FOSS infrastructure is under attack by AI companies

WorkingLemmy@lemmy.world · 29 days ago

FOSS infrastructure is under attack by AI companies

jagged_circle@feddit.nl · 29 days ago

Its absolutely sustainable. Just cache it. Done.

LiveLM@lemmy.zip · 29 days ago

I’m sure that if it was that simple people would be doing it already…

nutomic@lemmy.ml · 28 days ago

Cache size is limited and can usually only hold a limited number of most recently viewed pages. But these bots go through every single page on the website, even old ones that are never viewed by users.

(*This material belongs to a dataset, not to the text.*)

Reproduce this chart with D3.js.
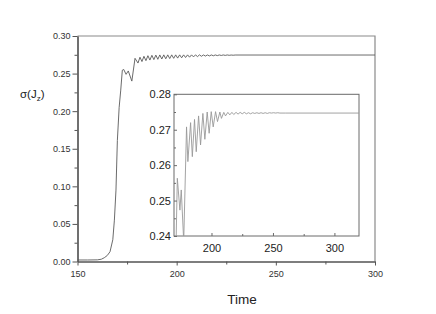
<!DOCTYPE html>
<html><head><meta charset="utf-8">
<script src="https://cdn.jsdelivr.net/npm/d3@7"></script>
<style>body{margin:0;background:#fff}svg{display:block}text{font-family:"Liberation Sans",Arial,sans-serif}</style>
</head><body><svg id="c" width="436" height="314"></svg>
<script>
// ---- data ----
const mainTicksX = [150, 200, 250, 300];
const mainTicksY = [0.00, 0.05, 0.10, 0.15, 0.20, 0.25, 0.30];
const insetTicksX = [200, 250, 300];
const insetTicksY = [0.24, 0.25, 0.26, 0.27, 0.28];

const mainTime = [150, 155, 160, 162, 163.5, 165, 166.4, 167.8, 168.6, 169.4, 170.1, 171.0, 171.8, 172.6, 173.3,
  174.5, 175.6, 177.4, 179.0,
  180.5, 181.5, 182.5, 183.5, 184.5, 185.5, 186.5, 187.5, 188.5, 189.5, 190.5, 191.5, 192.5, 193.5, 194.5,
  195.5, 196.5, 197.5, 198.5, 199.5, 200.5, 201.5, 202.5, 203.5, 204.5, 205.5, 206.5, 207.5, 208.5, 209.5,
  210.5, 211.5, 212.5, 213.5, 214.5, 215.5, 216.5, 217.5, 218.5, 219.5, 220.5, 221.5, 222.5, 223.5, 224.5,
  225.5, 226.5, 227.5, 228.5, 229.5, 300];
const mainValue = [0.002, 0.002, 0.0022, 0.003, 0.005, 0.008, 0.013, 0.029, 0.055, 0.095, 0.161, 0.205, 0.228, 0.2545, 0.2555,
  0.2490, 0.2535, 0.2400, 0.2703,
  0.2640, 0.2718, 0.2660, 0.2730, 0.2672, 0.2738, 0.2680, 0.2743, 0.2686, 0.2746, 0.2690, 0.2748, 0.2694, 0.2749, 0.2697,
  0.2749, 0.2700, 0.2749, 0.2703, 0.2749, 0.2706, 0.2749, 0.2710, 0.2749, 0.2714, 0.2749, 0.2718, 0.2749, 0.2722, 0.2749,
  0.2726, 0.2749, 0.2730, 0.2748, 0.2733, 0.2748, 0.2735, 0.2748, 0.2737, 0.2748, 0.2739, 0.2748, 0.2741, 0.2748, 0.2742,
  0.2748, 0.2743, 0.2747, 0.2744, 0.2747, 0.2747];

const insetTime = [169.5, 170.3, 171.3, 172.2, 174.3, 175.4, 177.4, 179.7, 180.8, 183.0, 184.4, 186.2, 187.6, 189.5, 191.1,
  193.0, 194.6, 196.5, 198.1, 199.8, 201.4, 203.3, 204.9, 206.8, 208.1, 210.0, 211.4, 213.3, 214.9, 216.6, 218.1,
  220.0, 221.6, 223.3, 225.0, 226.7, 228.4, 230.1, 231.8, 233.5, 235.2, 236.9, 238.6, 240.3, 242.0, 243.7, 245.4,
  247.1, 248.8, 250.5, 252.2, 253.9, 255.6, 260, 320];
const insetValue = [0.150, 0.190, 0.2400, 0.2563, 0.2473, 0.2530, 0.2385, 0.2708, 0.2610, 0.2720, 0.2624, 0.2729, 0.2638, 0.2739, 0.2657,
  0.2746, 0.2673, 0.2750, 0.2690, 0.2751, 0.2708, 0.2751, 0.2723, 0.2750, 0.2732, 0.2749, 0.2739, 0.2749, 0.2742, 0.2749, 0.2743,
  0.2749, 0.2744, 0.2749, 0.2745, 0.2749, 0.2745, 0.2748, 0.2745, 0.2748, 0.2746, 0.2748, 0.2746, 0.2748, 0.2746, 0.2748, 0.2746,
  0.2748, 0.2747, 0.2748, 0.2747, 0.2748, 0.2747, 0.2747, 0.2747];

// ---- drawing ----
const svg = d3.select("#c");
const M = {l: 77.5, r: 375, t: 36, b: 261.5};
const x = d3.scaleLinear().domain([150, 300]).range([M.l, M.r]);
const y = d3.scaleLinear().domain([0, 0.30]).range([M.b, M.t]);

const defs = svg.append("defs");
defs.append("clipPath").attr("id", "cm").append("rect")
  .attr("x", M.l).attr("y", M.t).attr("width", M.r - M.l).attr("height", M.b - M.t);

// frame top/right
svg.append("path").attr("d", `M${M.l},${M.t}H${M.r}V${M.b}`).attr("fill", "none")
  .attr("stroke", "#8a8a8a").attr("stroke-width", 1.2);

// main curve
const lineMain = d3.line().x((d, i) => x(mainTime[i])).y((d, i) => y(mainValue[i]));
svg.append("path").datum(mainValue).attr("clip-path", "url(#cm)")
  .attr("d", lineMain).attr("fill", "none").attr("stroke", "#5a5a5a").attr("stroke-width", 0.9);

// main axes
const ax = svg.append("g").attr("transform", `translate(0,${M.b})`)
  .call(d3.axisBottom(x).tickValues(mainTicksX).tickFormat(d3.format("d")).tickSize(4).tickSizeOuter(0));
const axMinor = svg.append("g").attr("transform", `translate(0,${M.b})`)
  .call(d3.axisBottom(x).tickValues([175, 225, 275]).tickFormat("").tickSize(3).tickSizeOuter(0));
const ay = svg.append("g").attr("transform", `translate(${M.l},0)`)
  .call(d3.axisLeft(y).tickValues(mainTicksY).tickFormat(d3.format(".2f")).tickSize(5).tickSizeOuter(0));
const ayMinor = svg.append("g").attr("transform", `translate(${M.l},0)`)
  .call(d3.axisLeft(y).tickValues([0.025, 0.075, 0.125, 0.175, 0.225, 0.275]).tickFormat("").tickSize(3).tickSizeOuter(0));
[ax, axMinor, ay, ayMinor].forEach(g => {
  g.select(".domain").attr("stroke", "#555").attr("stroke-width", 1.2);
  g.selectAll(".tick line").attr("stroke", "#555");
  g.selectAll("text").attr("font-size", 9).attr("fill", "#333").attr("font-family", "Liberation Sans, Arial, sans-serif");
});
ax.selectAll("text").attr("dy", "0.6em").attr("y", 10);
ay.selectAll("text").attr("x", -7);

// titles
svg.append("text").attr("x", 242).attr("y", 304).attr("text-anchor", "middle")
  .attr("font-size", 13.5).attr("fill", "#222").text("Time");
const yt = svg.append("text").attr("x", 20).attr("y", 98).attr("font-size", 11.5).attr("fill", "#222");
yt.append("tspan").text("σ(J");
yt.append("tspan").attr("font-size", 8).attr("dy", 3).text("z");
yt.append("tspan").attr("dy", -3).text(")");

// ---- inset ----
const I = {l: 174, r: 359, t: 94.3, b: 236};
const xi = d3.scaleLinear().domain([169.5, 320]).range([I.l, I.r]);
const yi = d3.scaleLinear().domain([0.24, 0.28]).range([I.b, I.t]);
defs.append("clipPath").attr("id", "ci").append("rect")
  .attr("x", I.l).attr("y", I.t).attr("width", I.r - I.l).attr("height", I.b - I.t);
svg.append("rect").attr("x", I.l).attr("y", I.t).attr("width", I.r - I.l).attr("height", I.b - I.t)
  .attr("fill", "#fff").attr("stroke", "#6a6a6a").attr("stroke-width", 1);
const lineInset = d3.line().x((d, i) => xi(insetTime[i])).y((d, i) => yi(insetValue[i]));
svg.append("path").datum(insetValue).attr("clip-path", "url(#ci)")
  .attr("d", lineInset).attr("fill", "none").attr("stroke", "#999").attr("stroke-width", 0.9);

const ix = svg.append("g").attr("transform", `translate(0,${I.b})`)
  .call(d3.axisTop(xi).tickValues(insetTicksX).tickFormat(d3.format("d")).tickSize(3).tickSizeOuter(0));
const ixMinor = svg.append("g").attr("transform", `translate(0,${I.b})`)
  .call(d3.axisTop(xi).tickValues([225, 275]).tickFormat("").tickSize(2).tickSizeOuter(0));
const iy = svg.append("g").attr("transform", `translate(${I.l},0)`)
  .call(d3.axisRight(yi).tickValues(insetTicksY).tickFormat(d3.format(".2f")).tickSize(3).tickSizeOuter(0));
const iyMinor = svg.append("g").attr("transform", `translate(${I.l},0)`)
  .call(d3.axisRight(yi).tickValues([0.245, 0.255, 0.265, 0.275]).tickFormat("").tickSize(2).tickSizeOuter(0));
[ix, ixMinor, iy, iyMinor].forEach(g => {
  g.select(".domain").attr("stroke", "none");
  g.selectAll(".tick line").attr("stroke", "#6a6a6a");
  g.selectAll("text").attr("font-size", 11).attr("fill", "#222").attr("font-family", "Liberation Sans, Arial, sans-serif");
});
ix.selectAll("text").attr("y", 16).attr("dy", "0");
iy.selectAll("text").attr("x", -3).attr("text-anchor", "end");
</script></body></html>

As they only send one request per page, caching doesnt really help.

jagged_circle@feddit.nl · 28 days ago

Cache size is definitely not an issue, especially for these companies using cloudflare

nutomic@lemmy.ml · 28 days ago

It is an issue for the open source projects discussed in the article.

Strawberry@lemmy.blahaj.zone · 28 days ago

The bots scrape costly endpoints like the entire edit histories of every page on a wiki. You can’t always just cache every possible generated page at the same time.

jagged_circle@feddit.nl · edit-2 27 days ago

Of course you can. This is why people use CDNs.

Put the entire site on a CDN with a cache of 24 hours for unauthenticated users.